In fact, the financial situation of both parties in an arbitration always is presented during hearings, and arbitrators are required to consider every exhibit and piece of evidence presented during proceedings before rendering a decision.

Sen. Carper admitted that the S. 1486 is not perfect. “It’s not the finish line,” he said, “but it can be improved.”

Carper did leave the door open for finding a way to preserve six-day mail delivery. “If there’s a true interest on the part of our friends in organized labor to be able to preserve six day a week service,” he said, “I don’t know if there’s some way you can negotiate a compensation package maybe for the folks that are delivering on that sixth day that makes this competitive, that makes the Postal Service able to do it and not do it at a loss.

“I know that you all have tried to do that before,” the senator said. “I would just ask that you look at that again as you go forward.
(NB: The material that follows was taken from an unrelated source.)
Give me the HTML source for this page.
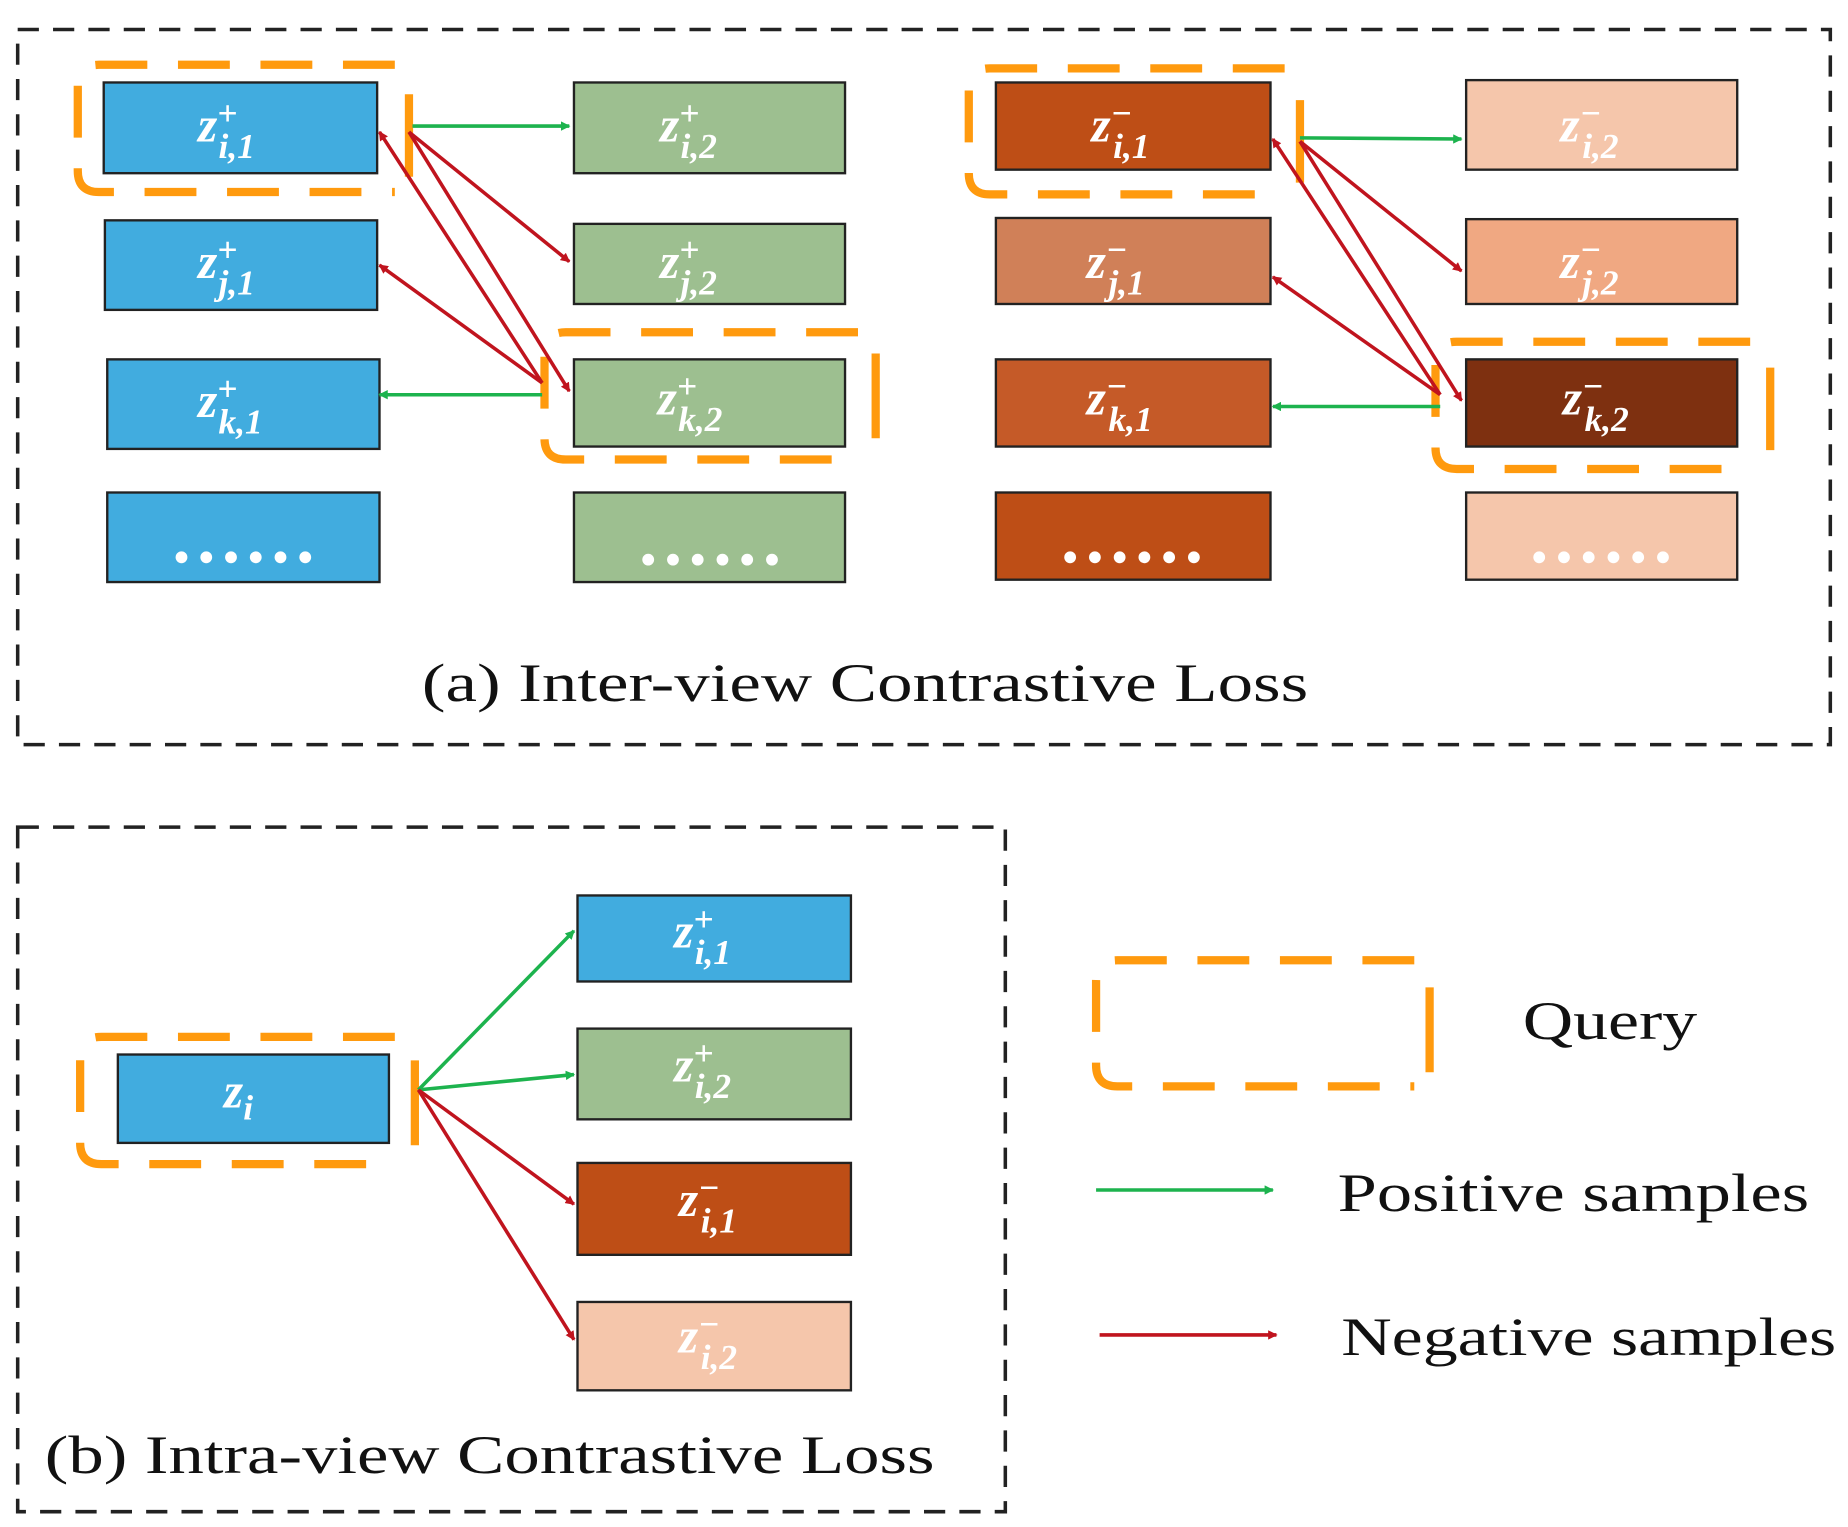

I know there’s good spirit involved in those negotiations; I’d just urge you to keep at it.”

And keep at it we will, Rolando said later. “This is an opportunity for NALC’s activists to get in the game now, while the committee is still working on the measure,” he said. “All of us have a stake in what will happen with this bill over the next few months,” he said, “so it’s critical that we each write, call and e-mail our senators and tell them to oppose S. 1486 as it’s currently drafted.”